Salinity budget terms

[adele-morrison]

Is the longer-term salinity change in the WIND+_meridional case driven by a) changes in brine rejection, or b) feedback from the overturning increase bringing more salty CDW onto the shelf? We know that the initial change is driven by brine rejection, but how much of a role does the advective feedback have in the longer term salinity increase?

Ideas to investigate this:

• Plot spatial maps of the salinity and temperature in the WIND+_meridional case to see if they are aligned. If so, then likely the salinity is controlled by the same mechanism as the temperature (i.e. advective feedback).
• Do a rough budget estimate of the salinity change on the shelf from the overturning change using average CDW/DSW salinity values. Compare with change in surface FW fluxes.
• Rerun a year of WIND+_meridional and the CONTROL and output salinity advection terms to do the budget properly.

[wghuneke]

Plots of the bottom temperature and salinity fields (the temperature plot is Figure 10 from the paper).

[wghuneke]

Just looking at the WIND+merid case:

• the signs mostly align (warming=salinification and vice versa)
• exception: west of Prydz Bay
• amplitude between temperature and salinity varies though, example is Weddell Sea continental shelf

[AndyHoggANU]

Well, I’m reading this as the WIND+merid actually has quite a different temp/salinity anomaly signal in every location where DSW formation occurs — Weddell, Ross, Adelaide, Prydz and nearby. To me, this implies that the salt increase in those locations are not CDW-induced.

But let’s cross-check with our back-of-the-envelope calculation.

[adele-morrison]

There’s going to be a difference between the temp and salt anomalies in the DSW formation locations. Temperature has close to zero anomalies right at the formation sites, because there is still convection in all experiments and so the temperature is limited by and sits close to the freezing point in these connective regions.

[matthew-england-unsw]

Hi Adele & all - I agree that T will have close to zero anomalies at the surface where the convection is triggered, but the values at the bottom will include a mixture of waters deeper in the water column, so these bottom-most T anomalies will be influenced by subsurface onshore-offshore heat exchanges driven by the wind perturbations.

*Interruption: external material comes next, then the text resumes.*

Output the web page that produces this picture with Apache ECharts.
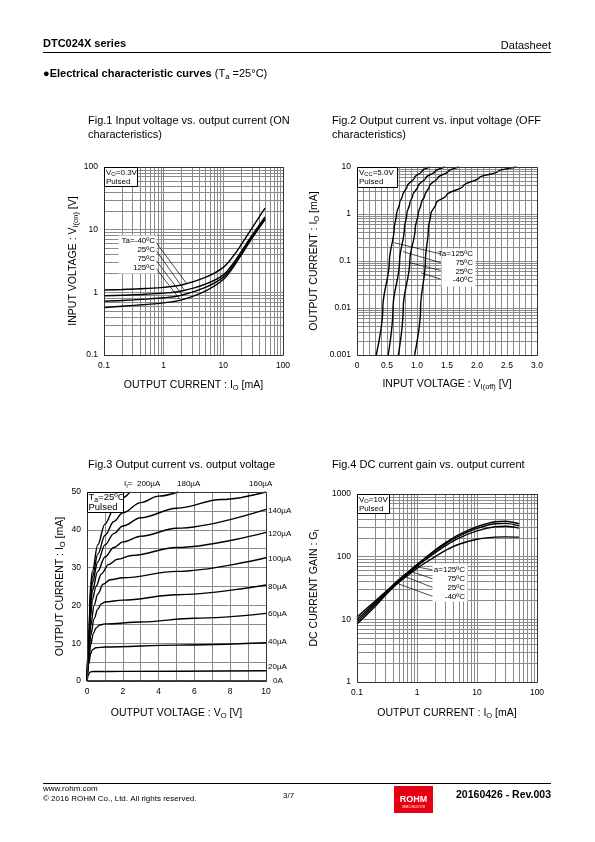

Can subsurface cross- or along-shelf heat exchange anomalies explain these patterns?

[AndyHoggANU]

OK, I think one of our tasks from the last meeting was to roughly calculate the magnitude of onshore salt transport due to CDW onshore flow. Let's make an upper bound of this calculation by assuming:

• The offshore flux of DSW (~9 Sv in control) is matched by the same onshore transport of CDW: Call this Q
• The difference between salinity of DSW and CDW is 0.2 g/kg (I think this is an upper bound): dS
• Shelf area is A = 3e12 m^3
• Reference density $\rho_0$ = 1000 kg/m^3
• Haline contraction coefficient $\beta$ = 8e-4 kg/g

Then, the effective buoyancy flux of CDW-DSW exchange, averaged over the whole shelf, is:

\rho_0 Q dS \beta / A = 1000 * 9e6*0.2*8e-4/3e12 ~ 5 e-7 kg/s/m^2

This is a small fraction of the peak buoyancy flux due to melt. But it happens all year, and the average melt buoyancy flux in the control is 1.1e-6 kg/s/m^2. So it is a similar order of magnitude. Anyone want to check my maths??

The next step is to see if the change in Q with the perturbation produces a large change in onshore salt transport. This is simple -- the change in Q is ~1.5Sv, so 1/6th of the above: 8e-7 kg/s/m^2. This is a similar size to the melt signal. But it is an upper bound (dS is likely smaller, and it's unlikely that all on-shelf flow is CDW, some is probably fresh AASW)

Conclusion: Likely, the effect of enhanced salt transport is a slightly smaller effect than the sea ice freshwater export upon the shelf salinity. But it's not negligible. This adds complexity to our story. Options for including this are either to suggest this is a possible mechanism or to calculate salt budgets exactly ....

[adele-morrison]

I don't think this adds too much complexity. The initial change in DSW formation still has to be driven by sea ice changes, because the initial change in overturning is <<1.5Sv. So this overturning salt transport would only contribute as a feedback, not the initial driver. I think we could just leave it in the schematic and mention it in the discussion?

[AndyHoggANU]

Yeah, that works for me.

[adele-morrison]

Summary from yesterday's discussion: We decided to remove the word 'salt' from panel b of the schematic, and then just discuss the possible overturning feedback in the discussion. The rough calculation is sufficient to know that the brine rejection forcing is a larger influence on the shelf salinity than the overturning feedback.